The National Institute of Health today said Google‘s (NSDQ:GOOG) Verily, formerly the company’s Life Sciences division, will advise Nashville, Tenn.’s Vanderbilt University to launch the 1st phase of the Precision Medicine Initiative Cohort, which was outlined by President Barack Obama last year.
The university is slated to test methods for engaging and enrolling volunteers through a web portal, aiming to enroll 79,000 volunteers by the end of the year. Participants will supply personal data to be used to improve health and treat diseases.
The initiative, launched last year by President Obama, is designed to track individual characteristics and data rather than “medicine based on one size fits all,” NIH director Dr. Francis Collins said.

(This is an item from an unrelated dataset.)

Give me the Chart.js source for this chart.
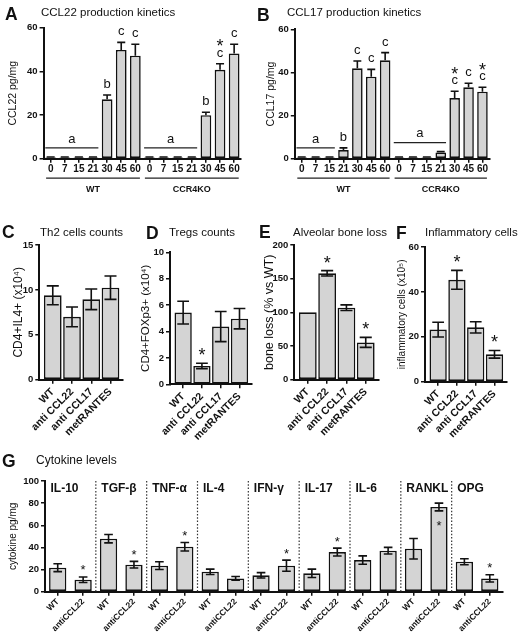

The program will look at genetic factors as well as the role of environmental exposures and their impact on genetic predispositions.
More than 40 commitments to the project have emerged, according to the agency, with a wide array of nonprofits, universities, electronic health record vendors, tech companies, patient advocates and others.
The program is slated to include 1 million or more U.S. volunteers, spanning a diverse spectrum of age, economic background and racial groups. The NIH is working with the Health Resources and Services Administration to partner with community health enters to bring under-served individuals, families and communities into the program.
The NIH said it is also working to standardize applications to allow individuals to contribute data and has established an institutional review board to monitor the project.